Sometimes I choose a book because I want to learn more about a specific topic. And sometimes I choose a book because it addresses something I see lacking in my life, something for which I need a good boot. “Let the Nations Be Glad” by John Piper is one of the latter. I recognize a tremendous lacking in my own life regarding my personal role in the propagation of the Gospel, and know I need to address it. And the terrible thing is that I know I should not need to know the “why” in order to obey. So another reason I am reading this book is to try to learn the “how” part of being involved in missions, both personal and global.
I haven’t finished the book yet, so I can’t provide any sort of full review. But I can mention that I was captured after reading the first paragraph:
Missions is not the ultimate goal of the church. Worship is. Missions exists because worship doesn’t. Worship is ultimate, not missions, because God is ultimate, not man. When this age is over, and the countless millions of the redeemed fall on their faces before the throne of God, missions will be no more. It is a temporary necessity. But worship abides forever.
Now lest that induce cardiac arrest in the any of the crowd that insists our singular purpose on earth is to be soul-winners (as off-base as that may be), Piper continues with this: “Worship, therefore, is the fuel and goal of missions. It’s the goal of missions because in missions we simply aim to bring the nations into the white-hot enjoyment of God’s glory.”
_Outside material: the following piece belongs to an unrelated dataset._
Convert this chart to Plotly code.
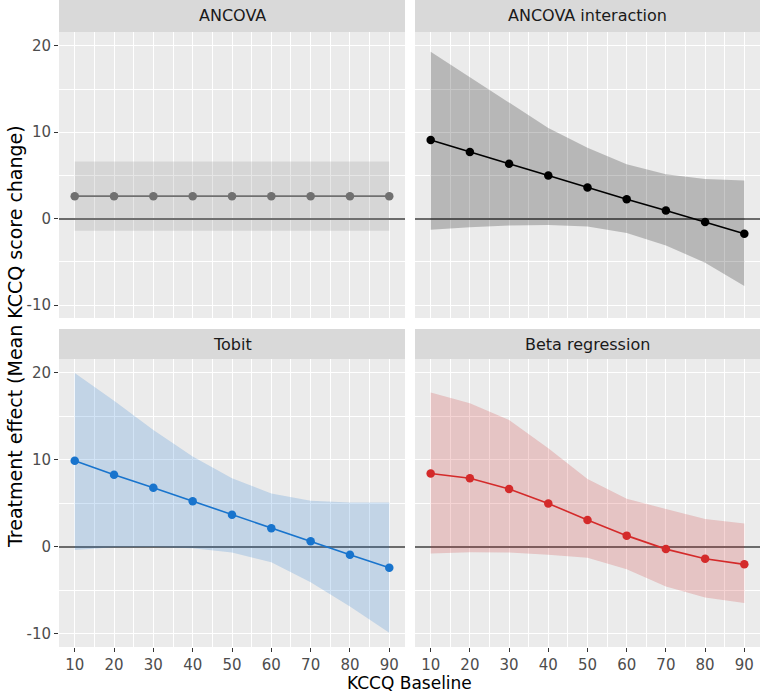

Within the first few pages Piper explains that “the chief end of God is to glorify God and enjoy Himself forever.” And that leads to a realization that “God’s ultimate goal is to uphold and display the glory of his name.” God’s upholding of his own name is central and foundational to understanding the need for missions.
This is obviously a book that cannot be read without deeply affecting the reader. I know already that it is one I should read annually. I have many more quotes to share, but will save them for later posts.